For instance, a man instructing two characters to play a kind of human chess game tells one:
- Your move.
- Check.
- (other character) Cash.

A lot of the comedy comes from exchanges such as these, or else from pseudo beatnik monologues delivered by old men or a hipster on a roof attempting to speak directly to God. The freedom of association that these techniques afford Downey let him create a freewheeling hard-blowing solo of a movie that might take off down any tributary of thought before returning again to a familiar character or situation from 40 minutes previous.

In addition to the style are Elsie’s twenty-plus characters who populate the movie like so many tenants taking up space in her (or Downey’s) brain. A few shots included in the numerous associative montages give a distinct impression that Elsie (or one of her characters) is the one generating the images we are seeing. One brief shot of a pair of hands miming playing a piano brings to mind mental repetition: the turning over in one’s mind the thoughts and images that preoccupy us when we’re idle. Later, we see Elsie drag a strip of film over her eyes, as if projecting her thoughts from inside her head onto the outside world. The image reminds us of the relationship between film and the mind, because what is film but thought projected through a physical medium?
In light of this theory, other aspects of the film begin to accumulate meaning. Images of their children recur over other scenes. One scene towards the end is of a prolonged embrace in the ocean’s waves. Other scenes of mundane activities find their way into the absurd sketches, giving them the quality of flashing memories or stray thoughts. One of the more provocative scenes is one that recurs at least twice: Elsie sitting in an editing room (presumably watching the rough cut of the film) with an old man asking to see the “rape scene”. A number of her characters seem about to engage in aberrant sex acts or are interacting with strange men in various social situations. Whether these are fleeting thoughts of a woman or a man’s examination of the same is hard to say, but the film gives the impression that the moment to moment inner life can meander from the violent to the absurd, back through the sexual and into memory and emotion.
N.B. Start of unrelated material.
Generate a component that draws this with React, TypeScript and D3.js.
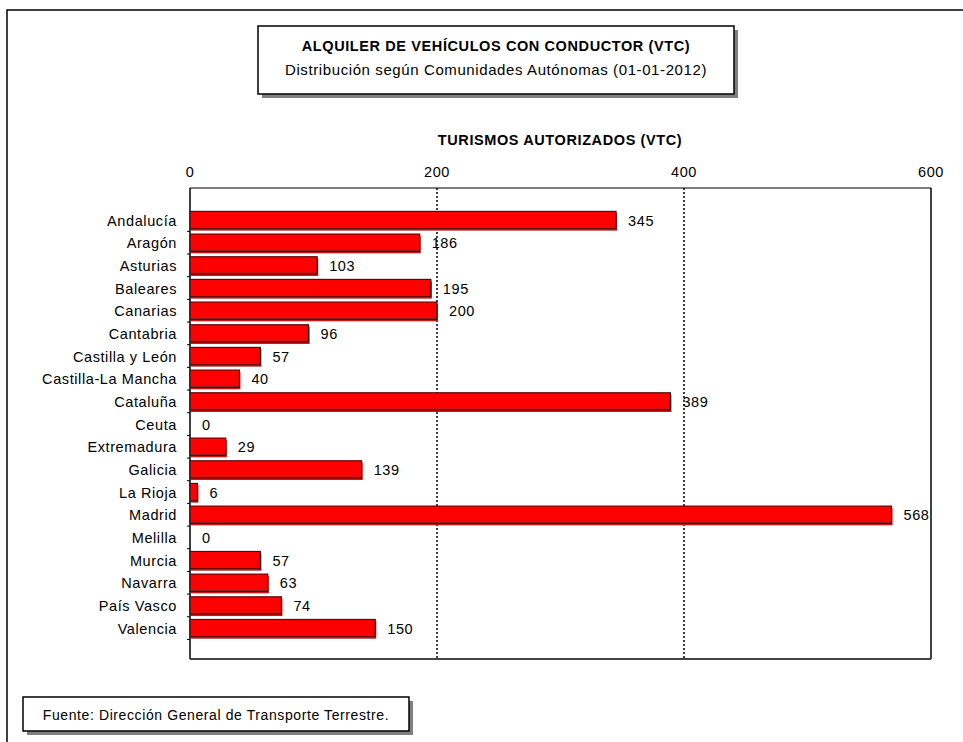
import React, { useRef, useEffect } from 'react';
import * as d3 from 'd3';

const regions = [
  'Andalucía', 'Aragón', 'Asturias', 'Baleares', 'Canarias', 'Cantabria',
  'Castilla y León', 'Castilla-La Mancha', 'Cataluña', 'Ceuta', 'Extremadura',
  'Galicia', 'La Rioja', 'Madrid', 'Melilla', 'Murcia', 'Navarra', 'País Vasco', 'Valencia',
];
const vehicles = [345, 186, 103, 195, 200, 96, 57, 40, 389, 0, 29, 139, 6, 568, 0, 57, 63, 74, 150];
const ticks = [0, 200, 400, 600];

const FONT = 'Liberation Sans, Arial, sans-serif';
const FS = 14.5;
const LS = 0.6;

const App: React.FC = () => {
  const svgRef = useRef<SVGSVGElement>(null);

  useEffect(() => {
    if (!svgRef.current) return;
    const svg = d3.select(svgRef.current);
    svg.selectAll('*').remove();

    const left = 190, right = 931, top = 188, bottom = 659;

    const txt = (xp: number, yp: number, s: string, anchor = 'middle', bold = false, size = FS) =>
      svg.append('text').attr('x', xp).attr('y', yp).attr('text-anchor', anchor)
        .attr('font-family', FONT).attr('font-size', size).attr('letter-spacing', LS)
        .attr('font-weight', bold ? 'bold' : 'normal').text(s);

    // outer frame (top + left only)
    svg.append('path')
      .attr('d', `M7,742 L7,10 L963,10`)
      .attr('fill', 'none')
      .attr('stroke', '#000')
      .attr('stroke-width', 1.5);

    // boxes with grey shadow
    const box = (x: number, y: number, w: number, h: number) => {
      svg.append('rect').attr('x', x + 4).attr('y', y + 4).attr('width', w).attr('height', h).attr('fill', '#808080');
      svg.append('rect').attr('x', x).attr('y', y).attr('width', w).attr('height', h)
        .attr('fill', '#fff').attr('stroke', '#000').attr('stroke-width', 1.5);
    };
    box(258, 26, 476, 68);
    txt(496, 51, 'ALQUILER DE VEHÍCULOS CON CONDUCTOR (VTC)', 'middle', true);
    txt(496, 75, 'Distribución según Comunidades Autónomas (01-01-2012)', 'middle', false, 15);

    box(23, 697, 386, 34);
    txt(216, 720, 'Fuente: Dirección General de Transporte Terrestre.', 'middle', false, 14);

    const x = d3.scaleLinear().domain([0, 600]).range([left, right]);
    const y = d3.scaleBand<string>().domain(regions).range([211.4, 636.7]).paddingInner(0.24).paddingOuter(0);

    // axis title
    txt(560, 145, 'TURISMOS AUTORIZADOS (VTC)', 'middle', true);

    // tick labels
    ticks.forEach(t => txt(x(t), 177, String(t)));

    // gridlines
    svg.selectAll('.grid').data(ticks.filter(t => t > 0 && t < 600)).enter().append('line')
      .attr('x1', d => x(d)).attr('x2', d => x(d)).attr('y1', top).attr('y2', bottom)
      .attr('stroke', '#000').attr('stroke-width', 1.5).attr('stroke-dasharray', '2,2');

    // plot frame
    svg.append('line').attr('x1', left).attr('x2', right).attr('y1', top).attr('y2', top).attr('stroke', '#000');
    svg.append('line').attr('x1', left).attr('x2', left).attr('y1', top).attr('y2', bottom).attr('stroke', '#000').attr('stroke-width', 1.5);
    svg.append('line').attr('x1', right).attr('x2', right).attr('y1', top).attr('y2', bottom).attr('stroke', '#000').attr('stroke-width', 1.5);
    svg.append('line').attr('x1', left).attr('x2', right).attr('y1', bottom).attr('y2', bottom).attr('stroke', '#444').attr('stroke-width', 2);

    // category ticks on left axis
    const step = y.step();
    svg.selectAll('.ytick').data(regions).enter().append('line')
      .attr('x1', left - 3).attr('x2', left)
      .attr('y1', d => (y(d) as number) + y.bandwidth() / 2 + step / 2)
      .attr('y2', d => (y(d) as number) + y.bandwidth() / 2 + step / 2)
      .attr('stroke', '#000');

    const data = regions.map((r, i) => ({ region: r, value: vehicles[i] }));

    const bars = svg.selectAll('.bar').data(data.filter(d => d.value > 0)).enter().append('g');
    bars.append('rect')
      .attr('x', x(0) + 1)
      .attr('y', d => (y(d.region) as number) + 2)
      .attr('width', d => x(d.value) - x(0))
      .attr('height', y.bandwidth())
      .attr('fill', '#ff0000');
    bars.append('rect')
      .attr('x', x(0))
      .attr('y', d => y(d.region) as number)
      .attr('width', d => x(d.value) - x(0))
      .attr('height', y.bandwidth())
      .attr('fill', '#ff0000')
      .attr('stroke', '#222')
      .attr('stroke-width', 1.2);

    data.forEach(d => {
      txt(x(d.value) + 12, (y(d.region) as number) + y.bandwidth() / 2 + 5.5, String(d.value), 'start');
      txt(177, (y(d.region) as number) + y.bandwidth() / 2 + 5.5, d.region, 'end');
    });
  }, []);

  return (
    <svg ref={svgRef} width={963} height={742} style={{ position: 'absolute', left: 0, top: 0, background: '#fff' }} />
  );
};

export default App;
To be sure Moment to Moment takes a big risk in making itself mostly unintelligible, but the impressions it leaves are strong and multilayered. Downey combines random found footage mash-ups and counter culture comedy with poignant images and intimations of emotion to create a fascinating film. Love note or cinematic jazz solo, it seems to bridge the gap between experimentalists like Bruce Conner, the 60s underground cinema and modern personal films such as those of Guy Maddin. Finally, with one last joke, Downey may make one of his most affecting and amusing statements about the perils and risks of making a personal film. His final credit on screen reads as follows:

Written & Directed by: Robert Downey (a fool)

Here are a few choice quotes that I wrote down from the film:
- I like my burgers raw, my wine on the rocks, and my women ridiculous.
- The fortress of Jive, twice recaptured by Captain Lame.
- (First Man) When I get what I want, I don’t want it.
- (Second Man) But if you want what you got, then you get it.